Bitcoin transactions run through a massive public ledger, open to anyone with the right software. Miners use their machines as accountants would, to tally and check all the bitcoins changing hands around the world. The first to do the math gets the reward.
Never has bookkeeping been so alluring.
Bitcoin prices shot up to more than $1,100 last year from about $13. The currency took hits in the last few months though, after China banned banks from dealing in it and the U.S. government decided to tax it. Another blow came when about $500 million in bitcoins disappeared from one of the biggest exchanges, Tokyo-based Mt.Gox, which then went bankrupt. The coins trade at $522 today, according to the CoinDesk Bitcoin Price Index, an average from major global exchanges.

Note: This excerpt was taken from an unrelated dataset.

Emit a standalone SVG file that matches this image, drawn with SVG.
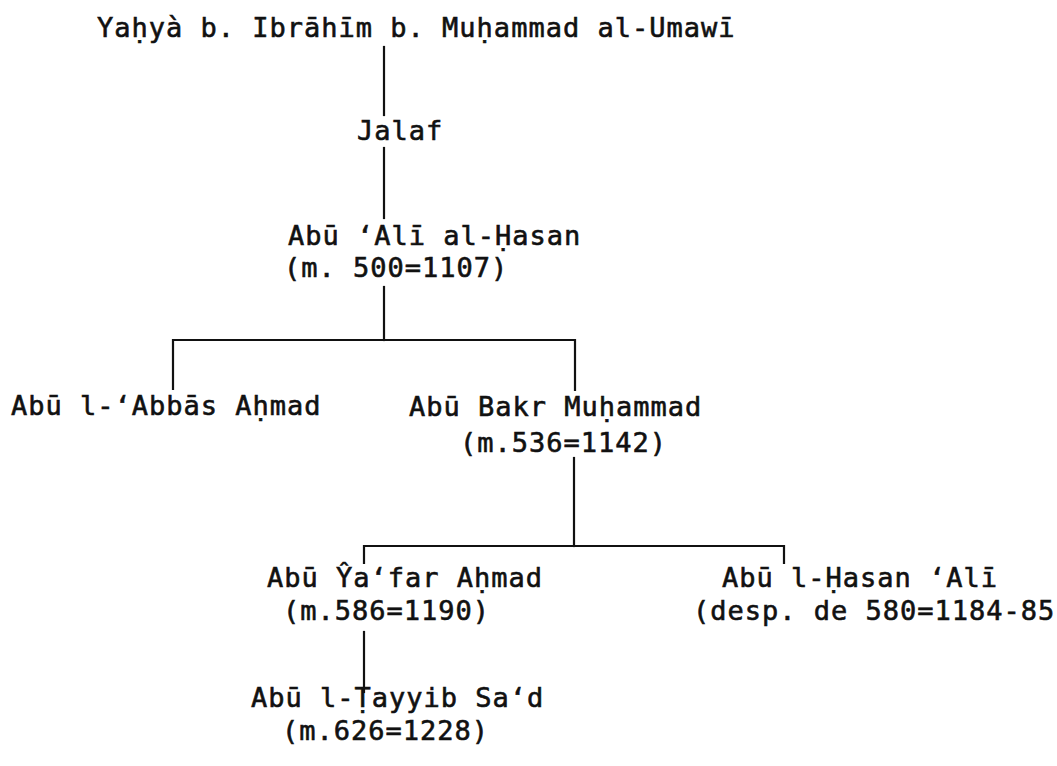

Even some of bitcoin’s fans say it’s turned into a wasteful arms race. In a blog post widely circulated on Twitter last month, technologist Fred Trotter said mining has become a “black hole of resources.”
“The network would operate just fine with only 1 percent of the current computing muscle devoted to it,” Trotter, a software developer and health-care consultant, said by phone from Denver. “It’s consuming resources that should be allocated differently.”
Back in Tokyo, Wilhelm pulled up Coinwarz.com, a bitcoin calculator, to show why he’d never use local power. Electricity here, in one of the world’s most expensive markets, sells for 15 times the rate in Moses Lake. If he were running his 10 kilowatt operation in Tokyo, he figures he’d lose about $13 a day after the $67 power bill.
Wilhelm ended his virtual tour by calling his father on Skype. After a few glitches, a bear of a man appeared on screen and flashed the thumbs-up sign. For him, bitcoin’s value is mostly sentimental.
The 60-year-old retiree is worried the expiration of subsidies in 2016 will force them to shut the plant, an heirloom that’s been in the family for six or seven generations. If the bitcoin experiment works, and they expand, it could be a way out.
“It all depends on the value of bitcoin,” the younger Wilhelm said. “If you’re mining at this stage, you’re not doing it to make dollars, you’re doing it because you believe it will go up.”